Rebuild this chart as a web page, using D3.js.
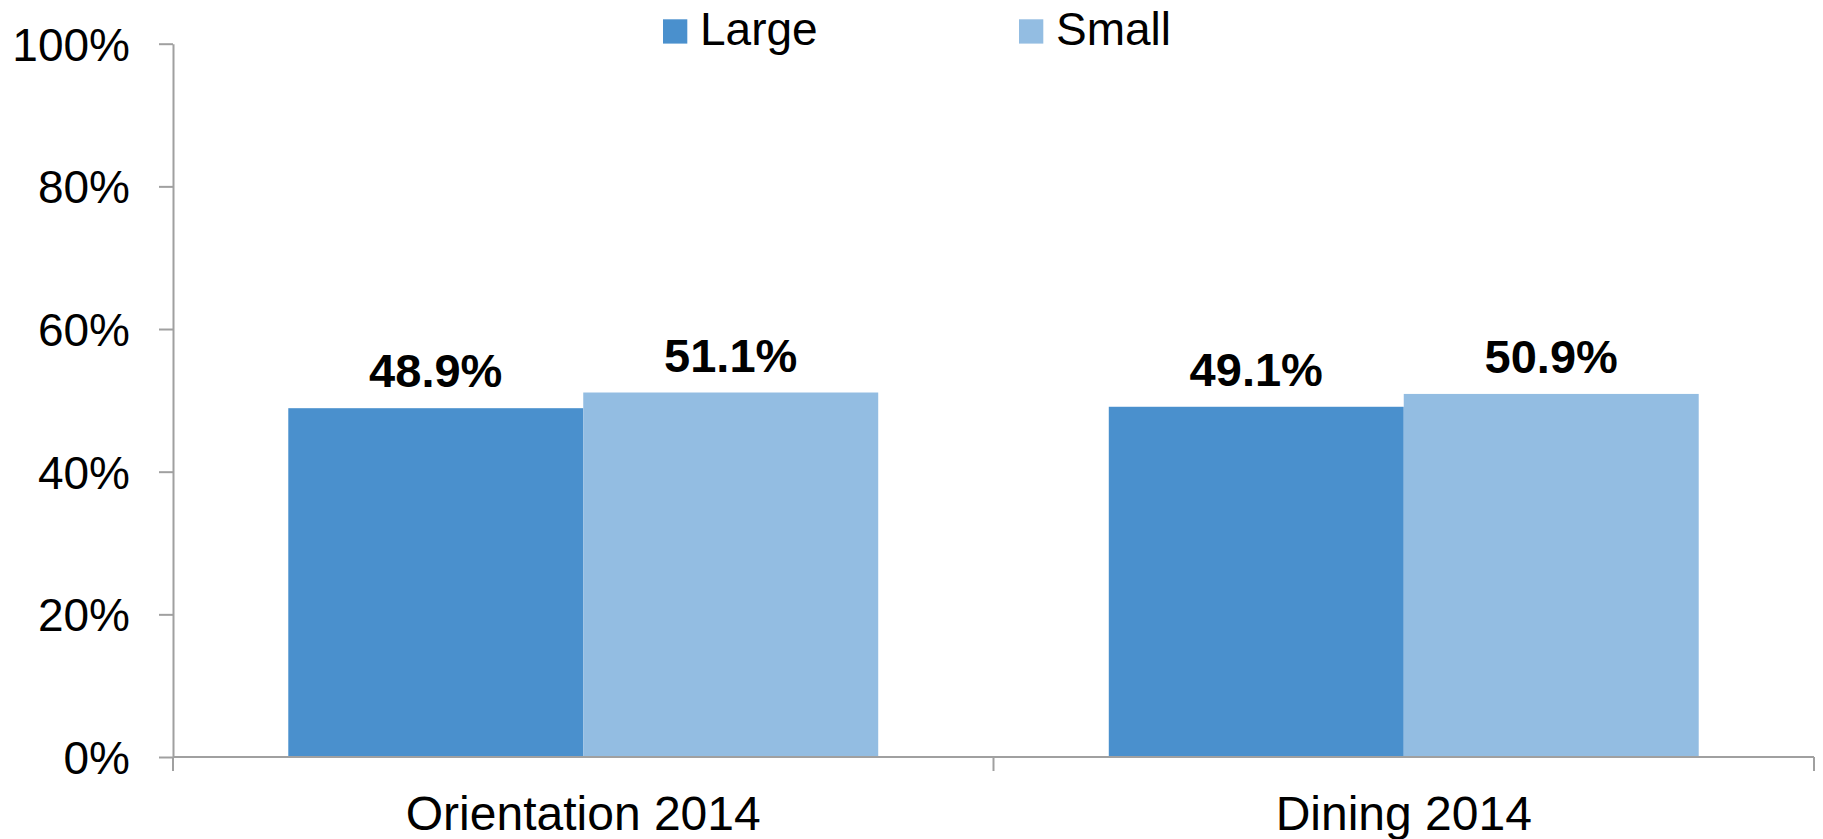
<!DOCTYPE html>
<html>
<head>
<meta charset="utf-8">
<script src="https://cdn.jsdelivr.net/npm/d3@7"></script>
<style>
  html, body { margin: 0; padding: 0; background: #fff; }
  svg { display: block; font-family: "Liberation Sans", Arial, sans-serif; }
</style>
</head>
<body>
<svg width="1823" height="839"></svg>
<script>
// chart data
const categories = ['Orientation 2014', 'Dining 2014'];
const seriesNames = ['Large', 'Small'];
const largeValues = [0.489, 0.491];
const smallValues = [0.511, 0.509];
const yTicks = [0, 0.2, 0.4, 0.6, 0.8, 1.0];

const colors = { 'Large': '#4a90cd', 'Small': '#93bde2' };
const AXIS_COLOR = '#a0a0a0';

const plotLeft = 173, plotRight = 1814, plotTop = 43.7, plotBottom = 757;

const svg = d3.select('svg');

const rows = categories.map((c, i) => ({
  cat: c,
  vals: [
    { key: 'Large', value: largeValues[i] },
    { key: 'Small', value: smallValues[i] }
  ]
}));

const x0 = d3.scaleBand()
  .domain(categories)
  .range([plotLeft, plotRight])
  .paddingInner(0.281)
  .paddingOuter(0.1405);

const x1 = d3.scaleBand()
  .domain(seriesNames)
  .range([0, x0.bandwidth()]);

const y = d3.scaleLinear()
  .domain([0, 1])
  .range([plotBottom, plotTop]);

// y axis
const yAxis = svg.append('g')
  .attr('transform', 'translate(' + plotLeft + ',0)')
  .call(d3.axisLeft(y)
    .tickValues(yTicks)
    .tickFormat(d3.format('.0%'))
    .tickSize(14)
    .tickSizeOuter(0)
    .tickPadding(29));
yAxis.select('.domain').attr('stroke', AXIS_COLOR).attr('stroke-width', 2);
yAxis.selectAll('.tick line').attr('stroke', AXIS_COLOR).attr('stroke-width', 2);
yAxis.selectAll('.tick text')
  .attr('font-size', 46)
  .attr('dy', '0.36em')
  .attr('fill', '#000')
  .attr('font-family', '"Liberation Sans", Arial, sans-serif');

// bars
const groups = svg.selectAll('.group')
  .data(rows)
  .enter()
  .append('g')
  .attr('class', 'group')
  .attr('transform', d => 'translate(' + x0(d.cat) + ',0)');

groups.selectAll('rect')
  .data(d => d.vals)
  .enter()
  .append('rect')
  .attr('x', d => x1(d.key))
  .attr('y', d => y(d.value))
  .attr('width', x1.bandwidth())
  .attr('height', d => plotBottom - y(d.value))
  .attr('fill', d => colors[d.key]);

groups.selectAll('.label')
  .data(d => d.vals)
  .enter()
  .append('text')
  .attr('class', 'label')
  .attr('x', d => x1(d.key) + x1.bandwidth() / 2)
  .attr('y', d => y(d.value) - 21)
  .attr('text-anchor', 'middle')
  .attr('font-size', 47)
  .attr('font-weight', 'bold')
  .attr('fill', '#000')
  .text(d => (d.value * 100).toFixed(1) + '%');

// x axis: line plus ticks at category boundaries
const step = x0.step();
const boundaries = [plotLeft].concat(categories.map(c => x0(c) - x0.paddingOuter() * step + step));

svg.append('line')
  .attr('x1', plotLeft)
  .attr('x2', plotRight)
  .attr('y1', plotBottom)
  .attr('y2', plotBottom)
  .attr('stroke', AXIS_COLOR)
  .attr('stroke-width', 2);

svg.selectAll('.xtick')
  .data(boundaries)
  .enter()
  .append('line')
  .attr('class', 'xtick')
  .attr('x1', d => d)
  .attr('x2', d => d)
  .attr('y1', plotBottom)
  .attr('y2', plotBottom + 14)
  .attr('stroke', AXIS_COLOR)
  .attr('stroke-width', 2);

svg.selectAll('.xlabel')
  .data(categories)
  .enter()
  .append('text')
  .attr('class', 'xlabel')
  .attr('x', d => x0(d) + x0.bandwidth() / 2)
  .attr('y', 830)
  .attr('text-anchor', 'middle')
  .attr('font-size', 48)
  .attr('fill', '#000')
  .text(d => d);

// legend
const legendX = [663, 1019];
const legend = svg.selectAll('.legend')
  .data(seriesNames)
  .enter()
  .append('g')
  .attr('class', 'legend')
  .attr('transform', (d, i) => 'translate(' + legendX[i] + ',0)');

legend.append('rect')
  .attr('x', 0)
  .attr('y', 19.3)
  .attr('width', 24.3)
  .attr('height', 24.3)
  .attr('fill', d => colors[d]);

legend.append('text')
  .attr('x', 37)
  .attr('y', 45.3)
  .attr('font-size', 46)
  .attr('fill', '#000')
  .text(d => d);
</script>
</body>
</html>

● **EXERCISE**:
Copy all the data exactly as written, but skip any picture.

● **ANSWER FOR THIS EXERCISE**:
Rebuild this chart as a web page, using D3.js.
<!DOCTYPE html>
<html>
<head>
<meta charset="utf-8">
<script src="https://cdn.jsdelivr.net/npm/d3@7"></script>
<style>
  html, body { margin: 0; padding: 0; background: #fff; }
  svg { display: block; font-family: "Liberation Sans", Arial, sans-serif; }
</style>
</head>
<body>
<svg width="1823" height="839"></svg>
<script>
// chart data
const categories = ['Orientation 2014', 'Dining 2014'];
const seriesNames = ['Large', 'Small'];
const largeValues = [0.489, 0.491];
const smallValues = [0.511, 0.509];
const yTicks = [0, 0.2, 0.4, 0.6, 0.8, 1.0];

const colors = { 'Large': '#4a90cd', 'Small': '#93bde2' };
const AXIS_COLOR = '#a0a0a0';

const plotLeft = 173, plotRight = 1814, plotTop = 43.7, plotBottom = 757;

const svg = d3.select('svg');

const rows = categories.map((c, i) => ({
  cat: c,
  vals: [
    { key: 'Large', value: largeValues[i] },
    { key: 'Small', value: smallValues[i] }
  ]
}));

const x0 = d3.scaleBand()
  .domain(categories)
  .range([plotLeft, plotRight])
  .paddingInner(0.281)
  .paddingOuter(0.1405);

const x1 = d3.scaleBand()
  .domain(seriesNames)
  .range([0, x0.bandwidth()]);

const y = d3.scaleLinear()
  .domain([0, 1])
  .range([plotBottom, plotTop]);

// y axis
const yAxis = svg.append('g')
  .attr('transform', 'translate(' + plotLeft + ',0)')
  .call(d3.axisLeft(y)
    .tickValues(yTicks)
    .tickFormat(d3.format('.0%'))
    .tickSize(14)
    .tickSizeOuter(0)
    .tickPadding(29));
yAxis.select('.domain').attr('stroke', AXIS_COLOR).attr('stroke-width', 2);
yAxis.selectAll('.tick line').attr('stroke', AXIS_COLOR).attr('stroke-width', 2);
yAxis.selectAll('.tick text')
  .attr('font-size', 46)
  .attr('dy', '0.36em')
  .attr('fill', '#000')
  .attr('font-family', '"Liberation Sans", Arial, sans-serif');

// bars
const groups = svg.selectAll('.group')
  .data(rows)
  .enter()
  .append('g')
  .attr('class', 'group')
  .attr('transform', d => 'translate(' + x0(d.cat) + ',0)');

groups.selectAll('rect')
  .data(d => d.vals)
  .enter()
  .append('rect')
  .attr('x', d => x1(d.key))
  .attr('y', d => y(d.value))
  .attr('width', x1.bandwidth())
  .attr('height', d => plotBottom - y(d.value))
  .attr('fill', d => colors[d.key]);

groups.selectAll('.label')
  .data(d => d.vals)
  .enter()
  .append('text')
  .attr('class', 'label')
  .attr('x', d => x1(d.key) + x1.bandwidth() / 2)
  .attr('y', d => y(d.value) - 21)
  .attr('text-anchor', 'middle')
  .attr('font-size', 47)
  .attr('font-weight', 'bold')
  .attr('fill', '#000')
  .text(d => (d.value * 100).toFixed(1) + '%');

// x axis: line plus ticks at category boundaries
const step = x0.step();
const boundaries = [plotLeft].concat(categories.map(c => x0(c) - x0.paddingOuter() * step + step));

svg.append('line')
  .attr('x1', plotLeft)
  .attr('x2', plotRight)
  .attr('y1', plotBottom)
  .attr('y2', plotBottom)
  .attr('stroke', AXIS_COLOR)
  .attr('stroke-width', 2);

svg.selectAll('.xtick')
  .data(boundaries)
  .enter()
  .append('line')
  .attr('class', 'xtick')
  .attr('x1', d => d)
  .attr('x2', d => d)
  .attr('y1', plotBottom)
  .attr('y2', plotBottom + 14)
  .attr('stroke', AXIS_COLOR)
  .attr('stroke-width', 2);

svg.selectAll('.xlabel')
  .data(categories)
  .enter()
  .append('text')
  .attr('class', 'xlabel')
  .attr('x', d => x0(d) + x0.bandwidth() / 2)
  .attr('y', 830)
  .attr('text-anchor', 'middle')
  .attr('font-size', 48)
  .attr('fill', '#000')
  .text(d => d);

// legend
const legendX = [663, 1019];
const legend = svg.selectAll('.legend')
  .data(seriesNames)
  .enter()
  .append('g')
  .attr('class', 'legend')
  .attr('transform', (d, i) => 'translate(' + legendX[i] + ',0)');

legend.append('rect')
  .attr('x', 0)
  .attr('y', 19.3)
  .attr('width', 24.3)
  .attr('height', 24.3)
  .attr('fill', d => colors[d]);

legend.append('text')
  .attr('x', 37)
  .attr('y', 45.3)
  .attr('font-size', 46)
  .attr('fill', '#000')
  .text(d => d);
</script>
</body>
</html>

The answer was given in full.